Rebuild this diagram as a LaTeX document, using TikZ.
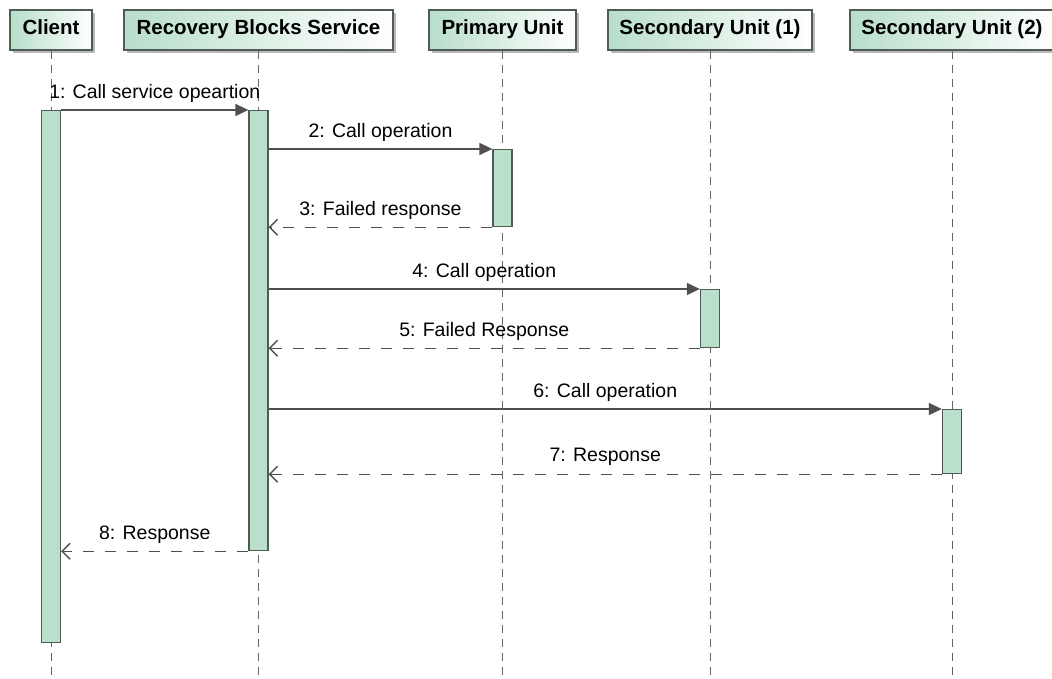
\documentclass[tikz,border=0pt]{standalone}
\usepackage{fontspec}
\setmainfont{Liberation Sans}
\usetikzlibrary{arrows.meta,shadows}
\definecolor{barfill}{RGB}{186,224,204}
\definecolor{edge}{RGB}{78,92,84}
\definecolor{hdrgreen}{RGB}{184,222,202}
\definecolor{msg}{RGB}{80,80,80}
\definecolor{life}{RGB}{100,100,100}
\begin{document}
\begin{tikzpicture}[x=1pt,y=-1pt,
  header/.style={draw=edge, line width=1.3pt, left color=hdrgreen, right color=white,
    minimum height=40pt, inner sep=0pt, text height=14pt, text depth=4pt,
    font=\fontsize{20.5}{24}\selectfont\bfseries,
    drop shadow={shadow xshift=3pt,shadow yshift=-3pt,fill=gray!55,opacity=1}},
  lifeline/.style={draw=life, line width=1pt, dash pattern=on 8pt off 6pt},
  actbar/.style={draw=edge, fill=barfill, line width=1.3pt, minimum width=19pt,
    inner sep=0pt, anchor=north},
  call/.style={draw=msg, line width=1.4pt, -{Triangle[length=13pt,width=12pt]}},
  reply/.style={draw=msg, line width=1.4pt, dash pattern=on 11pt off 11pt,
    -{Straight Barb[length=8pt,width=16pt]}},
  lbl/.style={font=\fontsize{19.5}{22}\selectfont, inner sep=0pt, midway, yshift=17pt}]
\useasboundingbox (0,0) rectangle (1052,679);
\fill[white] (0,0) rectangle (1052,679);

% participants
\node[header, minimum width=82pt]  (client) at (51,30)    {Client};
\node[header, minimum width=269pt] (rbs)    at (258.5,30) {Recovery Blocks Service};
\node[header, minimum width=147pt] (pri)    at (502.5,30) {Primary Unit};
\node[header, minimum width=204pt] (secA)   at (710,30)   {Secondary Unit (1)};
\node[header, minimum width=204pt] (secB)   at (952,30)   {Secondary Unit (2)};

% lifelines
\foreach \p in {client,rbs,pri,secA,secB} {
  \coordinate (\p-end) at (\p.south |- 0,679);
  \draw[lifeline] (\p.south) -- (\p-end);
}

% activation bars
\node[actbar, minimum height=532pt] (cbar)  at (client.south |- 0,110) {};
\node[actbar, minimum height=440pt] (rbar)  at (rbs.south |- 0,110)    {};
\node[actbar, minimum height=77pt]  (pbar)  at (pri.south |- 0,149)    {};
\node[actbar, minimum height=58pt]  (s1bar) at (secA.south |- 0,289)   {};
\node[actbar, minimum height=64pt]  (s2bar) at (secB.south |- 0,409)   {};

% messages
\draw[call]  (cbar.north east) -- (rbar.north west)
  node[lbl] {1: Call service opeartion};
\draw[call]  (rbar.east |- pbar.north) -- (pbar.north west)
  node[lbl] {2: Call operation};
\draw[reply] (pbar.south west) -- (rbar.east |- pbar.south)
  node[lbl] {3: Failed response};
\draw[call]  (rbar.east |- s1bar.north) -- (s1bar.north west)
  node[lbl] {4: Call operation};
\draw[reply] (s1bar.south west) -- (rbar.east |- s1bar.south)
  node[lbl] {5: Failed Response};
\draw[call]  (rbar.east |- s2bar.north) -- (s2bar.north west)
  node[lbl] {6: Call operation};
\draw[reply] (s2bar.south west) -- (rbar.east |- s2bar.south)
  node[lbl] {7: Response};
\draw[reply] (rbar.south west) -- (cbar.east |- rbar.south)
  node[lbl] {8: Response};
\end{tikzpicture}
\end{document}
++++++++
* [DIRECTIVE]
Reproduce each line word for word and drop the pictures.

* [PROBLEM SOLUTION]
Rebuild this diagram as a LaTeX document, using TikZ.
\documentclass[tikz,border=0pt]{standalone}
\usepackage{fontspec}
\setmainfont{Liberation Sans}
\usetikzlibrary{arrows.meta,shadows}
\definecolor{barfill}{RGB}{186,224,204}
\definecolor{edge}{RGB}{78,92,84}
\definecolor{hdrgreen}{RGB}{184,222,202}
\definecolor{msg}{RGB}{80,80,80}
\definecolor{life}{RGB}{100,100,100}
\begin{document}
\begin{tikzpicture}[x=1pt,y=-1pt,
  header/.style={draw=edge, line width=1.3pt, left color=hdrgreen, right color=white,
    minimum height=40pt, inner sep=0pt, text height=14pt, text depth=4pt,
    font=\fontsize{20.5}{24}\selectfont\bfseries,
    drop shadow={shadow xshift=3pt,shadow yshift=-3pt,fill=gray!55,opacity=1}},
  lifeline/.style={draw=life, line width=1pt, dash pattern=on 8pt off 6pt},
  actbar/.style={draw=edge, fill=barfill, line width=1.3pt, minimum width=19pt,
    inner sep=0pt, anchor=north},
  call/.style={draw=msg, line width=1.4pt, -{Triangle[length=13pt,width=12pt]}},
  reply/.style={draw=msg, line width=1.4pt, dash pattern=on 11pt off 11pt,
    -{Straight Barb[length=8pt,width=16pt]}},
  lbl/.style={font=\fontsize{19.5}{22}\selectfont, inner sep=0pt, midway, yshift=17pt}]
\useasboundingbox (0,0) rectangle (1052,679);
\fill[white] (0,0) rectangle (1052,679);

% participants
\node[header, minimum width=82pt]  (client) at (51,30)    {Client};
\node[header, minimum width=269pt] (rbs)    at (258.5,30) {Recovery Blocks Service};
\node[header, minimum width=147pt] (pri)    at (502.5,30) {Primary Unit};
\node[header, minimum width=204pt] (secA)   at (710,30)   {Secondary Unit (1)};
\node[header, minimum width=204pt] (secB)   at (952,30)   {Secondary Unit (2)};

% lifelines
\foreach \p in {client,rbs,pri,secA,secB} {
  \coordinate (\p-end) at (\p.south |- 0,679);
  \draw[lifeline] (\p.south) -- (\p-end);
}

% activation bars
\node[actbar, minimum height=532pt] (cbar)  at (client.south |- 0,110) {};
\node[actbar, minimum height=440pt] (rbar)  at (rbs.south |- 0,110)    {};
\node[actbar, minimum height=77pt]  (pbar)  at (pri.south |- 0,149)    {};
\node[actbar, minimum height=58pt]  (s1bar) at (secA.south |- 0,289)   {};
\node[actbar, minimum height=64pt]  (s2bar) at (secB.south |- 0,409)   {};

% messages
\draw[call]  (cbar.north east) -- (rbar.north west)
  node[lbl] {1: Call service opeartion};
\draw[call]  (rbar.east |- pbar.north) -- (pbar.north west)
  node[lbl] {2: Call operation};
\draw[reply] (pbar.south west) -- (rbar.east |- pbar.south)
  node[lbl] {3: Failed response};
\draw[call]  (rbar.east |- s1bar.north) -- (s1bar.north west)
  node[lbl] {4: Call operation};
\draw[reply] (s1bar.south west) -- (rbar.east |- s1bar.south)
  node[lbl] {5: Failed Response};
\draw[call]  (rbar.east |- s2bar.north) -- (s2bar.north west)
  node[lbl] {6: Call operation};
\draw[reply] (s2bar.south west) -- (rbar.east |- s2bar.south)
  node[lbl] {7: Response};
\draw[reply] (rbar.south west) -- (cbar.east |- rbar.south)
  node[lbl] {8: Response};
\end{tikzpicture}
\end{document}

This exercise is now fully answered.